- Raw data
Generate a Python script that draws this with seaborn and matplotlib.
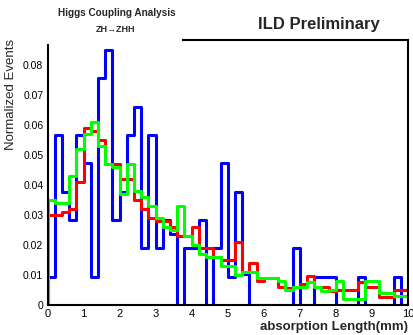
import numpy as np
import pandas as pd
import matplotlib
matplotlib.use("Agg")
import matplotlib.pyplot as plt
import seaborn as sns
from matplotlib.patches import Rectangle
from matplotlib.ticker import MultipleLocator, FuncFormatter

# ---- data: normalized bin contents, 50 bins of width 0.2 from 0 to 10 ----
bin_low = 0.0
bin_high = 10.0
bin_width = 0.2

blue_values = [
    0.0094, 0.0567, 0.0378, 0.0283, 0.0567, 0.0472, 0.0094, 0.0755, 0.0849, 0.0283,
    0.0378, 0.0566, 0.0660, 0.0189, 0.0566, 0.0189, 0.0283, 0.0236, 0.0, 0.0189,
    0.0189, 0.0283, 0.0, 0.0189, 0.0472, 0.0094, 0.0377, 0.0104, 0.0, 0.0,
    0.0, 0.0, 0.0, 0.0, 0.0189, 0.0, 0.0, 0.0094, 0.0094, 0.0094,
    0.0, 0.0, 0.0, 0.0094, 0.0, 0.0, 0.0, 0.0, 0.0094, 0.0,
]
red_values = [
    0.030, 0.030, 0.031, 0.032, 0.041, 0.059, 0.058, 0.055, 0.047, 0.047,
    0.042, 0.042, 0.035, 0.032, 0.029, 0.028, 0.028, 0.026, 0.023, 0.023,
    0.026, 0.019, 0.019, 0.016, 0.015, 0.015, 0.021, 0.011, 0.014, 0.008,
    0.009, 0.009, 0.006, 0.0055, 0.006, 0.007, 0.0097, 0.006, 0.006, 0.0045,
    0.005, 0.005, 0.005, 0.0077, 0.006, 0.006, 0.0027, 0.0027, 0.005, 0.005,
]
green_values = [
    0.035, 0.034, 0.034, 0.043, 0.052, 0.057, 0.061, 0.053, 0.047, 0.046,
    0.037, 0.047, 0.038, 0.036, 0.033, 0.029, 0.026, 0.025, 0.033, 0.023,
    0.020, 0.017, 0.016, 0.016, 0.013, 0.013, 0.010, 0.011, 0.011, 0.009,
    0.009, 0.009, 0.008, 0.005, 0.006, 0.006, 0.0077, 0.006, 0.0047, 0.005,
    0.008, 0.002, 0.002, 0.002, 0.008, 0.008, 0.004, 0.004, 0.003, 0.003,
]
series_names = ["blue", "red", "green"]
series_colors = {"blue": "#0000ff", "red": "#ff0000", "green": "#00ff00"}

x_ticks = [0, 1, 2, 3, 4, 5, 6, 7, 8, 9, 10]
y_ticks = [0, 0.01, 0.02, 0.03, 0.04, 0.05, 0.06, 0.07, 0.08]
x_title = "absorption Length(mm)"
y_title = "Normalized Events"
title_line1 = "Higgs Coupling Analysis"
title_line2 = "ZH\u2192ZHH"
label_ild = "ILD Preliminary"

# ---- build table (one empty pad bin each side so the outline closes to zero) ----
n_bins = len(blue_values)
centers = bin_low + bin_width * (np.arange(-1, n_bins + 1) + 0.5)
frames = []
for name, vals in zip(series_names, [blue_values, red_values, green_values]):
    w = np.concatenate([[0.0], np.asarray(vals, float), [0.0]])
    frames.append(pd.DataFrame({"x": centers, "w": w, "series": name}))
df = pd.concat(frames, ignore_index=True)

sns.set_style("white")
plt.rcParams["font.family"] = ["Liberation Sans", "DejaVu Sans"]

W, H = 413, 335
fig = plt.figure(figsize=(W / 100, H / 100), dpi=100)
x0, x1, y0, y1 = 47.5, 408.0, 305.0, 40.0
ax = fig.add_axes([x0 / W, 1 - y0 / H, (x1 - x0) / W, (y0 - y1) / H])

for name in series_names:
    sub = df[df["series"] == name]
    sns.histplot(data=sub, x="x", weights="w", bins=n_bins + 2,
                 binrange=(bin_low - bin_width, bin_high + bin_width),
                 element="step", fill=False, color=series_colors[name],
                 linewidth=2.2, ax=ax)

ax.set_xlim(bin_low, bin_high)
ax.set_ylim(0, 0.0883)
ax.set_xlabel("")
ax.set_ylabel("")

ax.set_xticks(x_ticks)
ax.set_yticks(y_ticks)
ax.xaxis.set_minor_locator(MultipleLocator(0.2))
ax.yaxis.set_minor_locator(MultipleLocator(0.001))
ax.xaxis.set_major_formatter(FuncFormatter(lambda v, p: f"{v:g}"))
ax.yaxis.set_major_formatter(FuncFormatter(lambda v, p: "0" if abs(v) < 1e-9 else f"{v:.2f}"))
ax.tick_params(axis="both", which="both", direction="in", top=False, right=False,
               colors="black", labelsize=8, width=0.8)
ax.tick_params(axis="y", which="major", length=7, pad=3, labelsize=7.5)
ax.tick_params(axis="y", which="minor", length=3.5)
ax.tick_params(axis="x", which="major", length=4, pad=3)
ax.tick_params(axis="x", which="minor", length=2)
for s in ax.spines.values():
    s.set_color("black")
    s.set_linewidth(1.5)

# title pad covering the left part of the top frame line
fig.patches.append(Rectangle((x0 / W - 0.002, 1 - 44 / H), (183 - x0) / W, 8 / H,
                             transform=fig.transFigure, facecolor="white",
                             edgecolor="none", zorder=5))

fig.text(117 / W, 1 - 13 / H, title_line1, ha="center", va="center",
         fontsize=7.2, fontweight="bold", zorder=6)
fig.text(116 / W, 1 - 30 / H, title_line2, ha="center", va="center",
         fontsize=6.5, fontweight="bold", zorder=6)
fig.text(318.5 / W, 1 - 25 / H, label_ild, ha="center", va="center",
         fontsize=12, fontweight="bold")
fig.text(408 / W, 1 - 327 / H, x_title, ha="right", va="center",
         fontsize=9.5, fontweight="bold")
fig.text(11 / W, 1 - 39 / H, y_title, ha="center", va="top", rotation=90,
         fontsize=9.5)

fig.savefig("out.png", dpi=100)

- Task goal
Repeat the lines exactly as they stand, from the opening line of the data through the line with "bin_width = 0.2". Pictures stay out of the copy.

- The answer
Generate a Python script that draws this with seaborn and matplotlib.
import numpy as np
import pandas as pd
import matplotlib
matplotlib.use("Agg")
import matplotlib.pyplot as plt
import seaborn as sns
from matplotlib.patches import Rectangle
from matplotlib.ticker import MultipleLocator, FuncFormatter

# ---- data: normalized bin contents, 50 bins of width 0.2 from 0 to 10 ----
bin_low = 0.0
bin_high = 10.0
bin_width = 0.2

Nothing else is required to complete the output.